I ask because my back up drive has started buzzing and is no longer recognised when I plug it in.

As to how dead? Its a Samsun HD160JJ and it makes a somewhat ominous “buzz, buzz, buzzzzz-buzz, buzz, buzz, buzzzzz-buzz…” when it’s powered up. Does that sound like some sort of unrecoverable failure?

And yes, I’m aware that I should be backing up the back up. I was when my computer with a DVD writer died and using my back up with an external writer was taking a looooong time.

Well, I think you have your answer…:smiley:
Now!
The real answer; If you want to spend some money you can have the data retrieved from the disks as long as they aren’t mechanically/magnetically damaged.
IOW, for a pro not to be able to retrieve data you have to smash the platters to pieces. Practically, if you’re trying to retrieve the data yourself, when the computer no longer recognizes the drive you may be SOL.
Sometimes you can take the case apart and see if there are any loose connections. You may have a drive powered by the USB port or you may have one that requires an external power supply. Trying new power supplies or cables may also be a remedy.

Not even that dramatic. The read head of my hard drive came down on and scratched all over the disc of my hard drive. I paid about a thousand dollars for a professional data recovery service to tell me that nothing was recoverable.

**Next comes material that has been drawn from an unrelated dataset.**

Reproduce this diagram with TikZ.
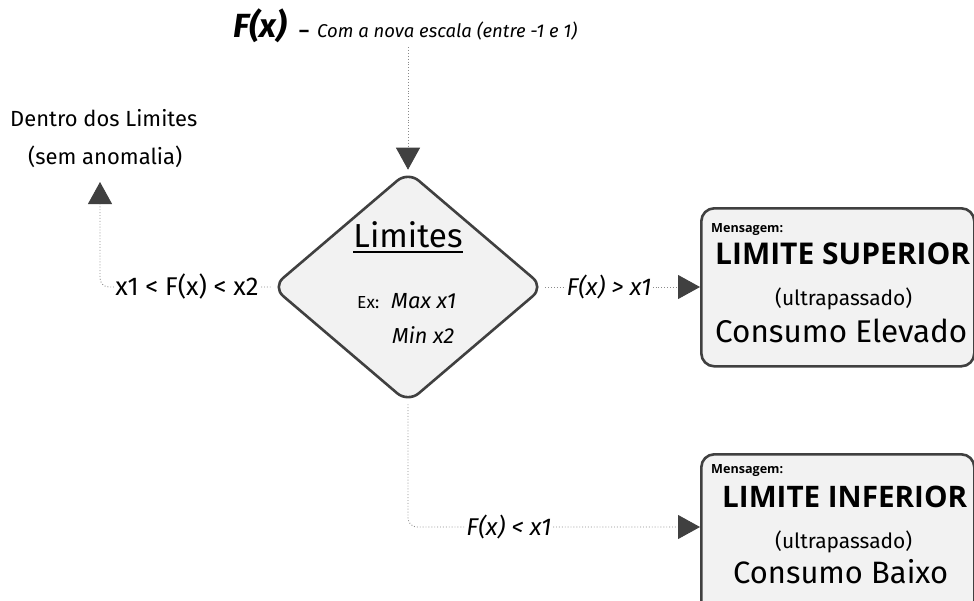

So, not a total loss, just depends how much I want to pay to get the data back. I think I actually have the HD from the computer I backed up in the first place, so my photos should be retrievable from that (it was a motherboard failure that killed off that one).

I’m trying to figure out if it’s the HD or the caddy that’s making the noise, but that doubt is probably just my wishful thinking. Oh well :slight_smile:

One thing that might work is to get another of the exact same drive, and use its circuit board to replace the old one.

If the drive is making funny mechanical noises, it’s probably not the controller board. This site indicates clicking noises to be a fairly common problem on Samsung drives, and that opening it up in a cleanroom and swapping out the heads may be the only fix. (ouch!)

The same site says swapping controller boards often does not work because of how modern drives map out the bad sectors and store that mapping on the controller board.